What is well embraced cannot slip away.
Your descendants will carry on the ancestral sacrifice for generations without end.

Cultivate Virtue in your own person,
And it becomes a genuine part of you.
Cultivate it in the family,
And it will abide.
Cultivate it in the community,
And it will live and grow.
Cultivate it in the state,
And it will flourish abundantly.
Cultivate it in the world,
And it will become universal.

Hence, a person must be judged as person;
A family as family;
A community as community;
A state as state;
The world as world.

How do I know about the world?
By what is within me.

This passage is pretty straight-forward. A good and spiritual life must be cultivated and tended. You must nurture that which you want to flourish in your life. The closing couplet, though, seems to express a little bit more.

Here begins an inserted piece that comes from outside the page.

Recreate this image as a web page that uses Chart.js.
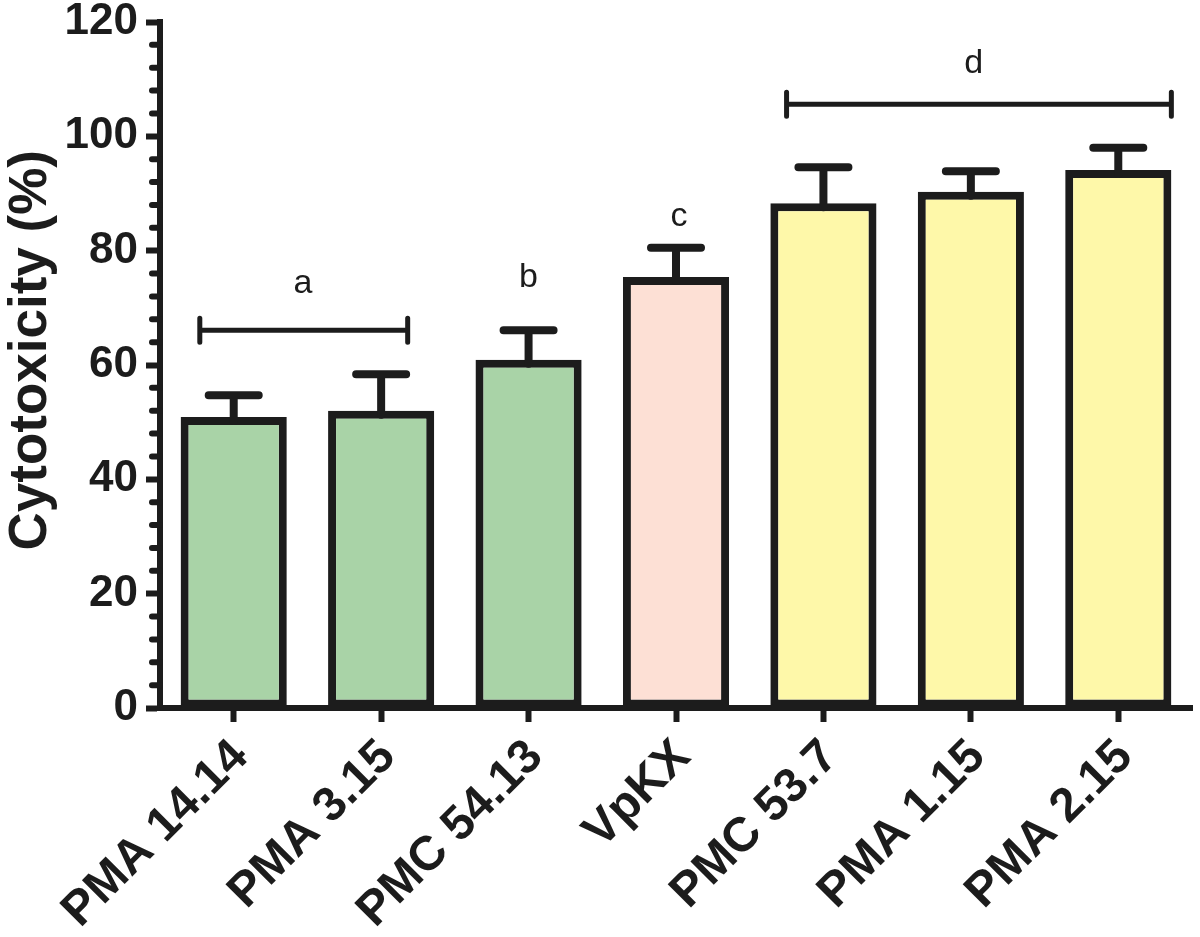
<!DOCTYPE html>
<html>
<head>
<meta charset="utf-8">
<script src="https://cdn.jsdelivr.net/npm/chart.js@4.4.1/dist/chart.umd.min.js"></script>
<style>
  html, body { margin: 0; padding: 0; background: #fff; }
  #wrap { width: 1200px; height: 937px; }
</style>
</head>
<body>
<div id="wrap"><canvas id="cyto" width="1200" height="937"></canvas></div>
<script>
// data
const strains = ['PMA 14.14', 'PMA 3.15', 'PMC 54.13', 'VpKX', 'PMC 53.7', 'PMA 1.15', 'PMA 2.15'];
const cytoMean = [50.9, 52.0, 60.9, 75.4, 88.3, 90.3, 94.1];
const cytoSD = [3.8, 6.4, 5.2, 5.1, 6.3, 3.6, 3.9];
const barColors = ['#a9d3a7', '#a9d3a7', '#a9d3a7', '#fde0d5', '#fef8a9', '#fef8a9', '#fef8a9'];

// significance groups (brackets + letters), x in category units
const bracketFrom = [-0.23, 3.75];
const bracketTo = [1.18, 6.36];
const bracketY = [66.1, 105.6];
const letterText = ['a', 'b', 'c', 'd'];
const letterX = [0.47, 2.0, 3.02, 5.02];
const letterY = [74.3, 75.2, 85.9, 112.8];

const yMin = 0, yMax = 120, yMajor = 20, yMinor = 4;

const ink = '#1c1c1c';
const fam = '"Liberation Sans", Arial, Helvetica, sans-serif';

const extras = {
    id: 'extras',
    afterDatasetsDraw(chart) {
        const ctx = chart.ctx;
        const y = chart.scales.y;
        const meta = chart.getDatasetMeta(0);
        ctx.save();
        ctx.strokeStyle = ink;
        ctx.lineCap = 'round';
        ctx.lineWidth = 8;
        meta.data.forEach((bar, i) => {
            const yb = y.getPixelForValue(cytoMean[i]) + 4;
            const yt = y.getPixelForValue(cytoMean[i] + cytoSD[i]);
            ctx.beginPath();
            ctx.moveTo(bar.x, yb);
            ctx.lineTo(bar.x, yt);
            ctx.moveTo(bar.x - 25, yt);
            ctx.lineTo(bar.x + 25, yt);
            ctx.stroke();
        });
        ctx.restore();
    },
    afterDraw(chart) {
        const ctx = chart.ctx;
        const x = chart.scales.x;
        const y = chart.scales.y;
        const left = chart.chartArea.left;
        ctx.save();
        ctx.strokeStyle = ink;
        ctx.fillStyle = ink;
        ctx.lineCap = 'round';

        // minor ticks on y
        ctx.lineWidth = 6;
        for (let v = yMin; v <= yMax; v += yMinor) {
            if (v % yMajor === 0) continue;
            const py = y.getPixelForValue(v);
            ctx.beginPath();
            ctx.moveTo(left - 8, py);
            ctx.lineTo(left, py);
            ctx.stroke();
        }

        // brackets
        ctx.lineWidth = 5;
        bracketY.forEach((v, i) => {
            const py = y.getPixelForValue(v);
            const x0 = x.getPixelForValue(bracketFrom[i]);
            const x1 = x.getPixelForValue(bracketTo[i]);
            ctx.beginPath();
            ctx.moveTo(x0, py);
            ctx.lineTo(x1, py);
            ctx.moveTo(x0, py - 12);
            ctx.lineTo(x0, py + 12);
            ctx.moveTo(x1, py - 12);
            ctx.lineTo(x1, py + 12);
            ctx.stroke();
        });

        // letters
        ctx.font = '34px ' + fam;
        ctx.textAlign = 'center';
        ctx.textBaseline = 'middle';
        letterText.forEach((t, i) => {
            ctx.fillText(t, x.getPixelForValue(letterX[i]), y.getPixelForValue(letterY[i]));
        });
        ctx.restore();
    }
};

new Chart(document.getElementById('cyto'), {
    type: 'bar',
    data: {
        labels: strains,
        datasets: [{
            data: cytoMean,
            backgroundColor: barColors,
            borderColor: ink,
            borderWidth: 8,
            borderSkipped: false,
            barPercentage: 0.72,
            categoryPercentage: 1.0
        }]
    },
    options: {
        responsive: false,
        animation: false,
        layout: { padding: { top: 22, right: 8, left: 0, bottom: 0 } },
        plugins: { legend: { display: false }, tooltip: { enabled: false } },
        scales: {
            x: {
                afterFit(s) { s.height = 229; s.paddingLeft = 0; s.paddingRight = 0; },
                grid: { display: true, drawOnChartArea: false, offset: false, tickLength: 14, tickWidth: 6, tickColor: ink },
                border: { display: true, width: 6, color: ink },
                ticks: {
                    color: ink,
                    font: { family: fam, size: 48, weight: 'bold' },
                    minRotation: 45,
                    maxRotation: 45,
                    padding: 7,
                    labelOffset: 7,
                    autoSkip: false
                }
            },
            y: {
                min: yMin,
                max: yMax,
                afterFit(s) { s.width = 160; s.paddingTop = 0; s.paddingBottom = 0; },
                grid: { display: true, drawOnChartArea: false, tickLength: 14, tickWidth: 6, tickColor: ink },
                border: { display: true, width: 6, color: ink },
                ticks: {
                    stepSize: yMajor,
                    color: ink,
                    font: { family: fam, size: 44, weight: 'bold' },
                    padding: 8
                },
                title: {
                    display: true,
                    text: '  Cytotoxicity (%)',
                    color: ink,
                    font: { family: fam, size: 53, weight: 'bold' },
                    padding: 0
                }
            }
        }
    },
    plugins: [extras]
});
</script>
</body>
</html>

In the last two lines, it appears that Lao Tzu is asserting that an individual’s view of the world is based upon the sum of his or her experiences. I wholeheartedly agree with this. I know that personally I am the culmination of all the things I’ve read, all the people I’ve met, all the places I’ve been, all my joys and sorrows, and on and on. And my understanding of the world is constantly evolving, as I continue to travel the path of life. As long as I am alive and conscious, I suspect that the way I see the world will continue to change.

This past year, I have seen a lot of change in my life. Some of it was painful, but they were all experiences that I can learn from, and that’s what life is about, learning and growing.

Thanks for stopping by, and I hope you have an amazing day.